Oui c’est vrai et on l’a bien vu durant les dernières élections. Parler de la fierté française, du drapeau français ou encore de l’identité française c’est toujours dangereux. Les américains n’ont pas ça et possiblement personne ailleurs.
J’en veux au Front National qui pour moi a volé quelque chose qui devrait appartenir à tous les Français. Ce qui nous lie est peut-être aussi une façon de dire qu’il y a des valeurs de la France et le vin est un emblème français, le terroir est un emblème français, l’identité française c’est important, et ça n’appartient pas qu’au FN. Quel que soit son appartenance politique on est tous en droit de soutenir les valeurs de notre pays.
Discutez-vous avec votre public ?
Oui bien sûr. C’est ce qui est le plus important bien plus que les critiques. Faire les promos en province et aller dans les régions de France est important pour ressentir la façon dont le film a été reçu.
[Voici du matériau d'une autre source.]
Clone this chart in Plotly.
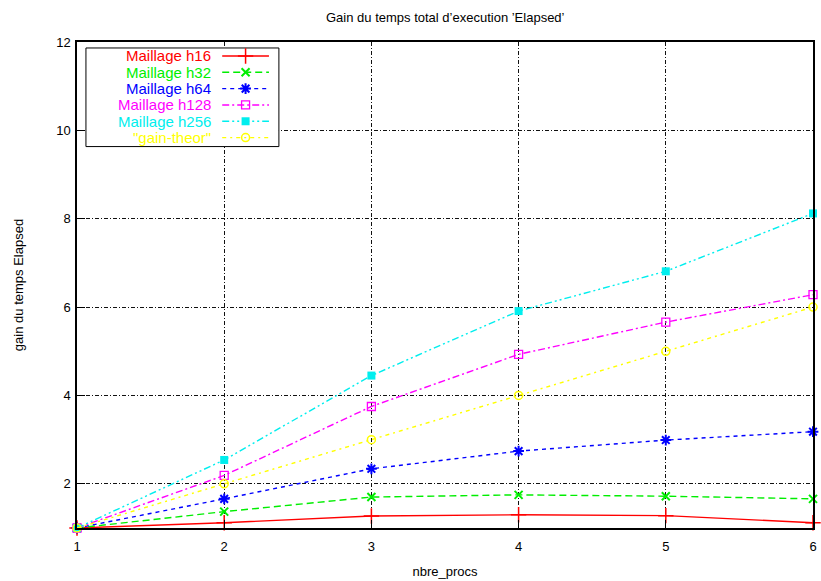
import plotly.graph_objects as go

# Number of processors
procs = [1, 2, 3, 4, 5, 6]

# Speed-up of total elapsed time for each mesh
gain_h16 = [1.0, 1.12, 1.27, 1.30, 1.28, 1.12]
gain_h32 = [1.0, 1.37, 1.70, 1.75, 1.72, 1.66]
gain_h64 = [1.0, 1.66, 2.34, 2.74, 2.99, 3.18]
gain_h128 = [1.0, 2.19, 3.75, 4.93, 5.66, 6.28]
gain_h256 = [1.0, 2.54, 4.45, 5.91, 6.81, 8.12]
gain_theor = [1.0, 2.0, 3.0, 4.0, 5.0, 6.0]

x_ticks = [1, 2, 3, 4, 5, 6]
y_ticks = [2, 4, 6, 8, 10, 12]

series = [
    ("Maillage h16", gain_h16, "#ff0000", "solid", "cross-thin", 11, 1.5),
    ("Maillage h32", gain_h32, "#00ee00", "7px,4px", "x-thin", 8, 2),
    ("Maillage h64", gain_h64, "#0000ff", "4px,4px", "asterisk", 9, 2),
    ("Maillage h128", gain_h128, "#ff00ff", "7px,3px,2px,3px", "square-open", 8, 1.3),
    ("Maillage h256", gain_h256, "#00eeee", "7px,3px,2px,3px,2px,3px", "square", 8, 0),
    ('"gain-theor"', gain_theor, "#ffff00", "4px,4px,2px,4px", "circle-open", 8, 1.5),
]

FONT = "Liberation Sans, Arial"

fig = go.Figure()

for name, vals, color, dash, symbol, msize, mline in series:
    fig.add_trace(go.Scatter(
        x=procs, y=vals, mode="lines+markers", name=name,
        line=dict(color=color, width=1.4, dash=dash),
        marker=dict(symbol=symbol, size=msize, color=color,
                    line=dict(color=color, width=mline)),
        showlegend=False, cliponaxis=False,
    ))

# Key drawn on a pixel-scaled overlay: box, line samples and right-aligned labels
box_left, box_right, box_top, box_bottom = 86, 280, 48, 147
row0, row_step = 56, 16.4
sample_x0, sample_x1 = 223, 270
label_right = 214

fig.add_trace(go.Scatter(
    x=[box_left, box_right, box_right, box_left, box_left],
    y=[box_top, box_top, box_bottom, box_bottom, box_top],
    xaxis="x2", yaxis="y2", mode="lines", fill="toself",
    fillcolor="white", line=dict(color="black", width=1),
    showlegend=False, hoverinfo="skip",
))

annotations = []
for i, (name, vals, color, dash, symbol, msize, mline) in enumerate(series):
    yy = row0 + i * row_step
    fig.add_trace(go.Scatter(
        x=[sample_x0, sample_x1], y=[yy, yy], xaxis="x2", yaxis="y2",
        mode="lines", line=dict(color=color, width=1.4, dash=dash),
        showlegend=False, hoverinfo="skip",
    ))
    fig.add_trace(go.Scatter(
        x=[(sample_x0 + sample_x1) / 2], y=[yy], xaxis="x2", yaxis="y2",
        mode="markers",
        marker=dict(symbol=symbol, size=msize, color=color,
                    line=dict(color=color, width=mline)),
        showlegend=False, hoverinfo="skip",
    ))
    annotations.append(dict(
        x=label_right, y=yy, xref="x2", yref="y2", text=name,
        xanchor="right", yanchor="middle", showarrow=False,
        font=dict(family=FONT, size=15, color=color),
    ))

annotations.append(dict(
    x=0.5, y=1, xref="paper", yref="paper", yshift=25,
    text="Gain du temps total d\u2019execution \u2019Elapsed\u2019",
    showarrow=False, xanchor="center", yanchor="middle",
    font=dict(family=FONT, size=13, color="black"),
))

grid = dict(showgrid=True, gridcolor="#111111", gridwidth=1,
            griddash="4px,2px,1px,2px")
axis_common = dict(
    showline=True, linecolor="black", linewidth=1.5, mirror=True,
    ticks="inside", ticklen=8, tickcolor="black", zeroline=False,
    tickfont=dict(family=FONT, size=13, color="black"),
    **grid,
)

fig.update_layout(
    width=821, height=581,
    margin=dict(l=77, r=4, t=42, b=51),
    paper_bgcolor="white", plot_bgcolor="white",
    annotations=annotations,
    xaxis=dict(range=[1, 6], tickvals=x_ticks, ticklabelstandoff=6,
               title=dict(text="nbre_procs", standoff=14,
                          font=dict(family=FONT, size=13, color="black")),
               **axis_common),
    yaxis=dict(range=[1, 12], tickvals=y_ticks, ticklabelstandoff=2,
               title=dict(text="gain du temps Elapsed", standoff=30,
                          font=dict(family=FONT, size=13, color="black")),
               **axis_common),
    xaxis2=dict(overlaying="x", range=[77, 817], visible=False, fixedrange=True),
    yaxis2=dict(overlaying="y", range=[530, 42], visible=False, fixedrange=True),
)

fig.write_html("out.html")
Je ne fais pas du cinéma pour plaire à un public. Je ne suis pas dans cette logique mais plus dans une liberté d’écriture. Ces rencontres permettent de voir si le public a bien compris mon message et l’histoire que j’ai racontée.
Etes-vous un amateur de vin ?
Oui.
Votre vin préféré ?
Romanée-Conti.
Comment s’est passée l’initiation pour vos acteurs et l’équipe de tournage ?
Ils se sont initiés. Beaucoup ne buvaient que du vin rouge et pas de blanc. On était à Meursault où il y a un des meilleurs vins blancs au monde, ils sont tous repartis en préférant le vin blanc. Tout le monde à fait un stage sur la fabrication du vin, de la récolte jusqu’à la mise en bouteilles en passant par les caves et les vignes. On a tous appris.
Pouvez-vous nous parler de votre prochain film ?
C’est un film sur la différence homme femme. Les rapports de force voires les abus. Avec la position de la femme dans un monde que l’on dit féministe et de voir tout le chemin qui reste à parcourir pour arriver à un semblant d’égalité. Ce sera une comédie, une première pour moi. Je vais traiter un sujet plutôt grave sous l’angle comique.